Hallo an alle, ich komme zu euch, weil ich grade Hilfe brauche.
 Ich habe vor kurz mit VS 2008 angefangen und ich wollte damit üben, aber mein Problem ist das ich es noch nicht so gut behersche. Ich kann schon einiges aber leider nicht zu viel.

 Ich versuche ein Spiel zu machen, es nicht natürlicher weise nichts originales, aber es ist ein gute anfang für eine schwerere Thema.
 Ihr kennt bestimmt den 15er Puzzle. 
 Hier ein Bild davon:

*Bild*

So soll es ungefähr aussehen.

 So weit sehr schön, aber jetzt kommen die Probleme......



*Erstens: *
  Wie soll ich den Randomizer aufbauen? 

* Möglichekeiten:*
          - Die Zahlen in ein Random aufzubauen (Will das nicht so leicht haben);
          - Oder die Buttons sollen nach zufalls Prinzip funktionieren ( Wäre für mich eine gute Herausforderung, wenn ich es verstehen würde wie)

*Problem: *
          - Bei ein zufall Prinzip werden die Buttons gemischt und die Zahlen werden dadurch gemischt, aber wenn ich die Buttons mischen will, wie mache ich es das die sie sich nicht über einander lappen?



* Zweitens: *
  Wie Kann ich die Buttons in bewegung setzten? 

* Möglichkeiten:*
          - Per Mouse click;
          - Drag and Drop System ( Hin und her ziehen);
          - Per Tastatur (W,A,S,D oder per Pfeilen);

*Problem: *
          - Wie kann ich die Buttons bewegen so das die sich nicht über einander lappen?
          - Wie kann ich es machen das die Grenzen(der Unterpanel) nicht überschritten wird? 
          - Bei Pfeil oder Maus click, wie kann man die Rände der Buttons oder Pannel eingehalten?

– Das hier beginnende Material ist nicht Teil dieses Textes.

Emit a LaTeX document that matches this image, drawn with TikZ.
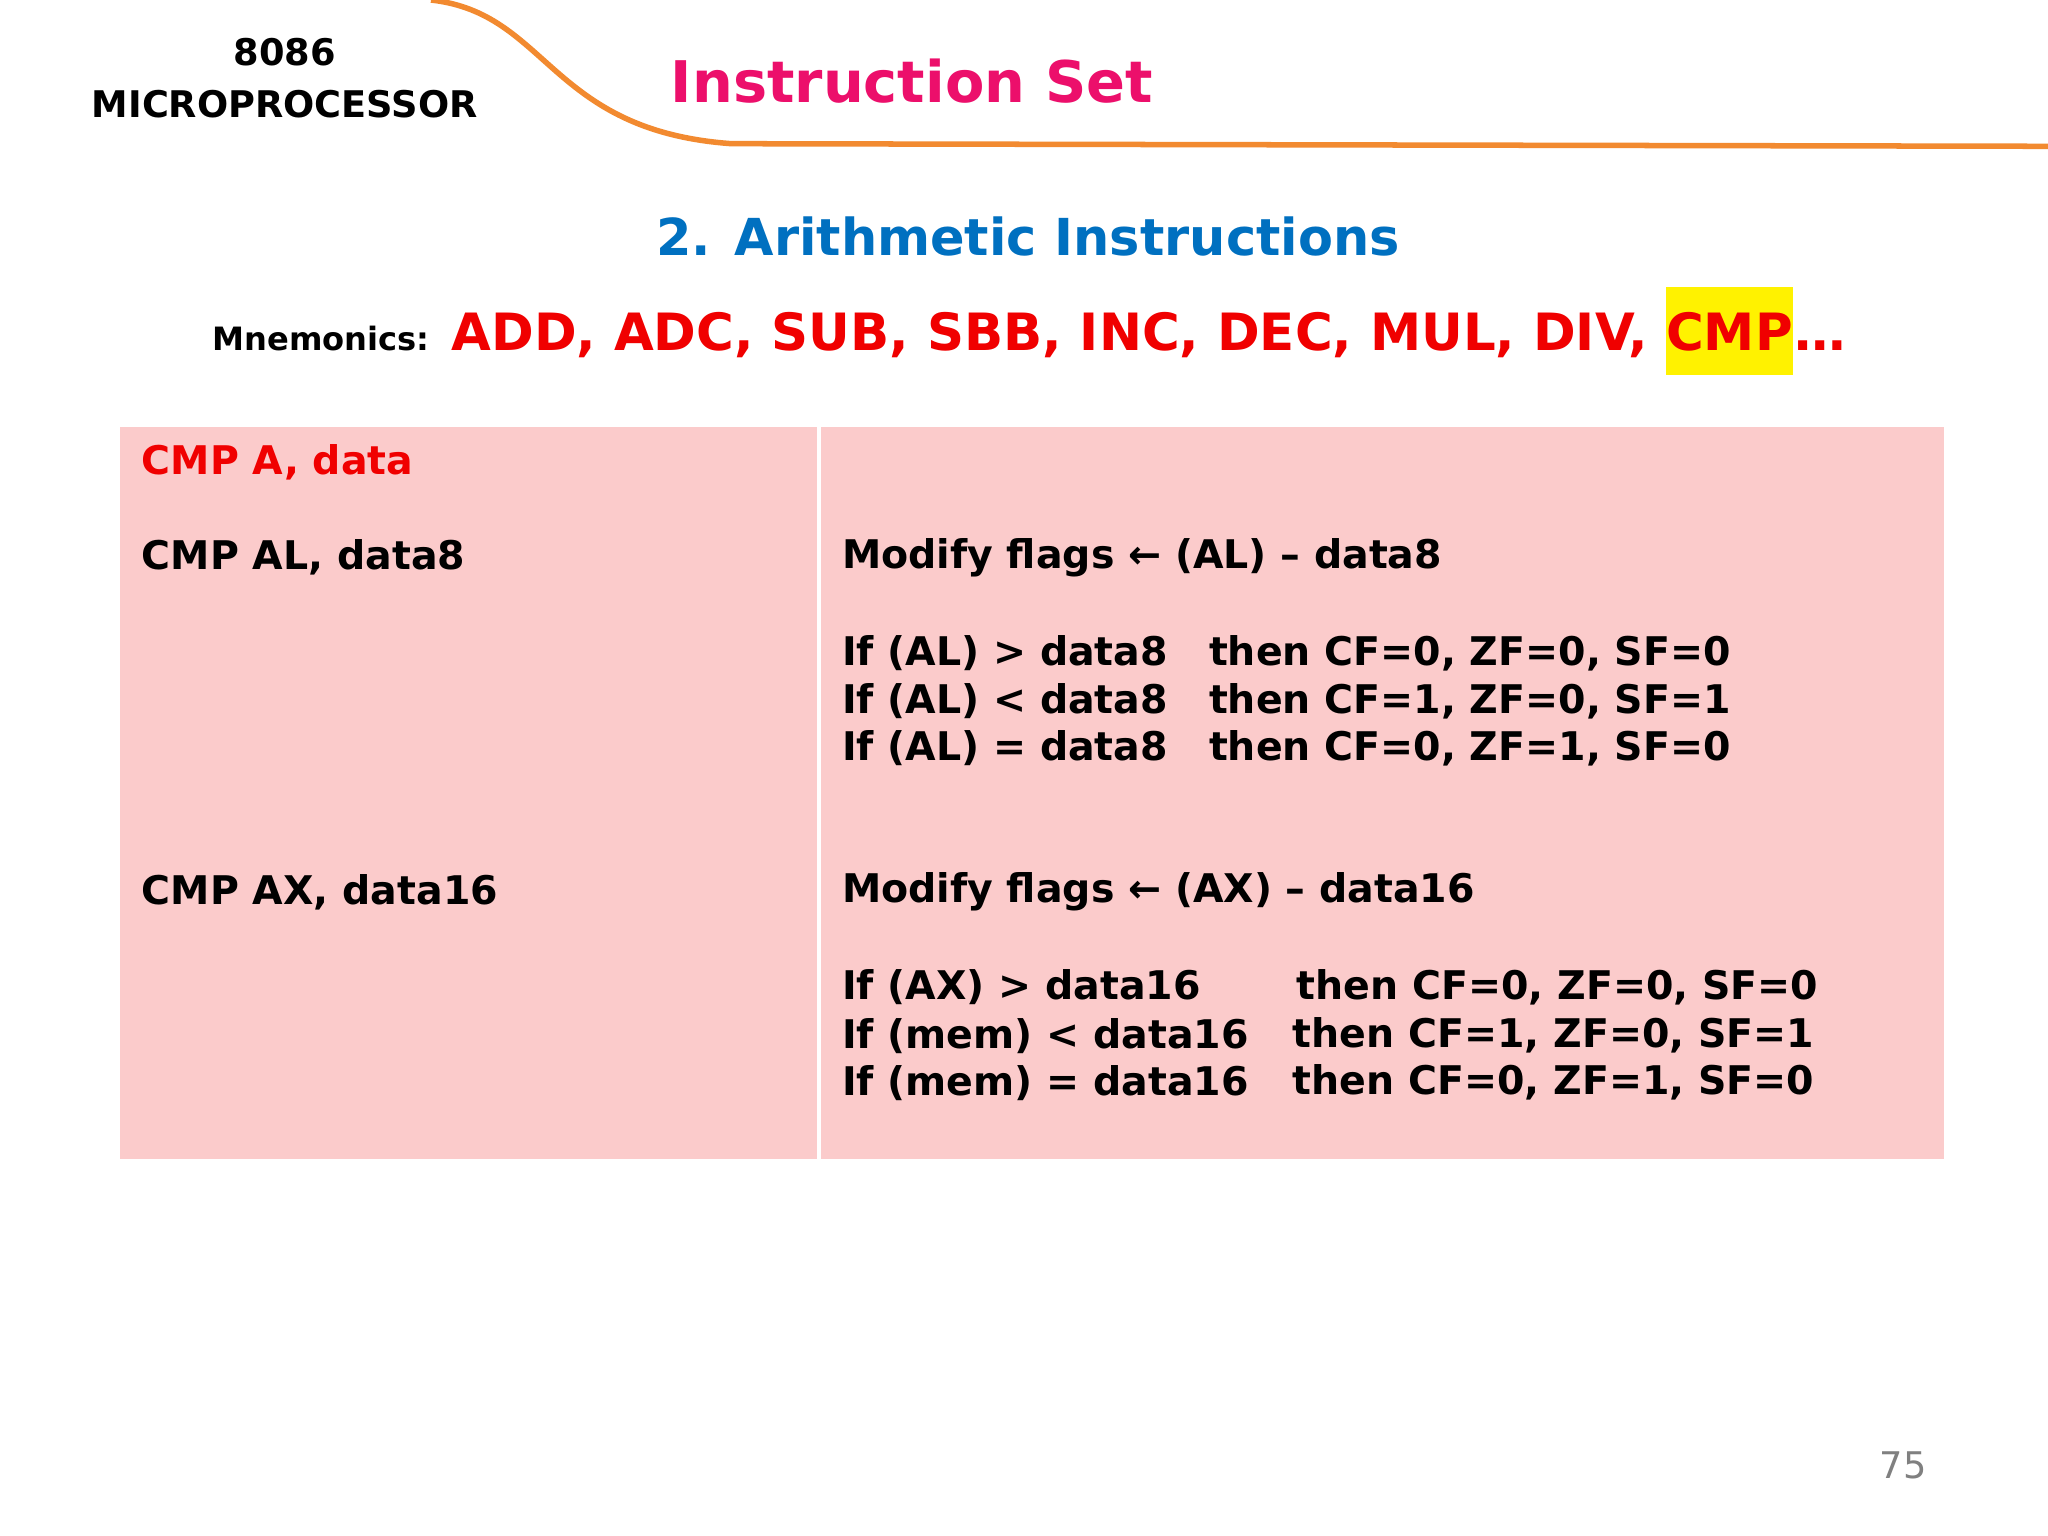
\documentclass[tikz,border=0pt]{standalone}
\usepackage{fontspec}
\setmainfont{DejaVu Sans}
\definecolor{pinkbg}{HTML}{FBCBCB}
\definecolor{titlemag}{HTML}{EC0F6B}
\definecolor{subblue}{HTML}{0070C0}
\definecolor{hdrorange}{HTML}{F28A30}
\definecolor{redtxt}{HTML}{F00000}
\begin{document}
\begin{tikzpicture}[x=0.1mm,y=-0.1mm,
  body/.style={anchor=west,inner sep=0,font=\bfseries\fontsize{8.6}{10}\selectfont},
  lt/.style={body},
  mnem/.style={anchor=base west,inner sep=0,text=redtxt,font=\bfseries\fontsize{11.2}{14}\selectfont}]
\useasboundingbox (0,0) rectangle (1568,1176);
\fill[white] (0,0) rectangle (1568,1176);
% header
\draw[hdrorange,line width=1.2pt] (330,0) .. controls (420,10) and (420,100) .. (560,110) -- (1568,112);
\node[font=\bfseries\fontsize{8}{10}\selectfont,inner sep=0] (h1) at (218,40) {8086};
\node[font=\bfseries\fontsize{8}{10}\selectfont,inner sep=0] (h2) at (218,80) {MICROPROCESSOR};
\node[anchor=west,inner sep=0,text=titlemag,font=\bfseries\fontsize{12.5}{16}\selectfont] (title) at (513,62) {Instruction Set};
\node[inner sep=0,text=subblue,font=\bfseries\fontsize{11.1}{14}\selectfont] (sub) at (787,181) {2. Arithmetic Instructions};
% mnemonics
\node[anchor=base west,inner sep=0,font=\bfseries\fontsize{7}{8}\selectfont] (mn) at (162,268) {Mnemonics:};
\node[mnem] (mlist) at (345,268) {ADD, ADC, SUB, SBB, INC, DEC, MUL, DIV,};
\node[mnem,fill=yellow,text height=13.7pt,text depth=5.4pt] (mcmp) at ([xshift=3.6pt]mlist.base east) {CMP};
\node[mnem] (mdots) at (mcmp.base east) {…};
% table
\fill[pinkbg] (92,327) rectangle (1488,887);
\draw[white,line width=1pt] (627,327) -- (627,887);
\node[lt,text=redtxt] (l0) at (108,354) {CMP A, data};
\node[lt] (l1) at (108,427) {CMP AL, data8};
\node[lt] (l2) at (108,683) {CMP AX, data16};
\node[body] (r1) at (644,427) {Modify flags ← (AL) – data8};
\node[body] (r2) at (644,500) {If (AL) > data8};
\node[body] (r3) at (644,537) {If (AL) < data8};
\node[body] (r4) at (644,573) {If (AL) = data8};
\node[body] (t2) at (925,500) {then CF=0, ZF=0, SF=0};
\node[body] (t3) at (925,537) {then CF=1, ZF=0, SF=1};
\node[body] (t4) at (925,573) {then CF=0, ZF=1, SF=0};
\node[body] (r5) at (644,683) {Modify flags ← (AX) – data16};
\node[body] (r6) at (644,756) {If (AX) > data16};
\node[body] (r7) at (644,793) {If (mem) < data16};
\node[body] (r8) at (644,829) {If (mem) = data16};
\node[body] (t6) at (992,756) {then CF=0, ZF=0, SF=0};
\node[body] (t7) at (989,793) {then CF=1, ZF=0, SF=1};
\node[body] (t8) at (989,829) {then CF=0, ZF=1, SF=0};
\node[inner sep=0,text=gray,font=\fontsize{8}{10}\selectfont] (pg) at (1457,1122) {75};
\end{tikzpicture}
\end{document}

 Ich denke, dass die sind die bisherige Probleme die ich habe xD



 Ich möchte euch bitten das ihr nicht so hart mit mir umgeht, da ich immer noch ein Anfänger bin. Und bitte lasst die böse Google kommentare , wenn ich was genaueres gefunden hätte, wäre ich nicht hier.


----------



## OnBoard (3. Juni 2009)

B.U.M.P. 

Sorry aber ich brauche ein paar Antworten ^^


----------



## Lucky Loc (6. August 2009)

Brauchst du immer noch Hilfe zu dem Thema?
Ich hab als erstes Projekt etwas ähnliches gemacht, 
könnte dir also eine ganze Menge Code-Snippets schicken.

Gruss 

Lucky Loc


----------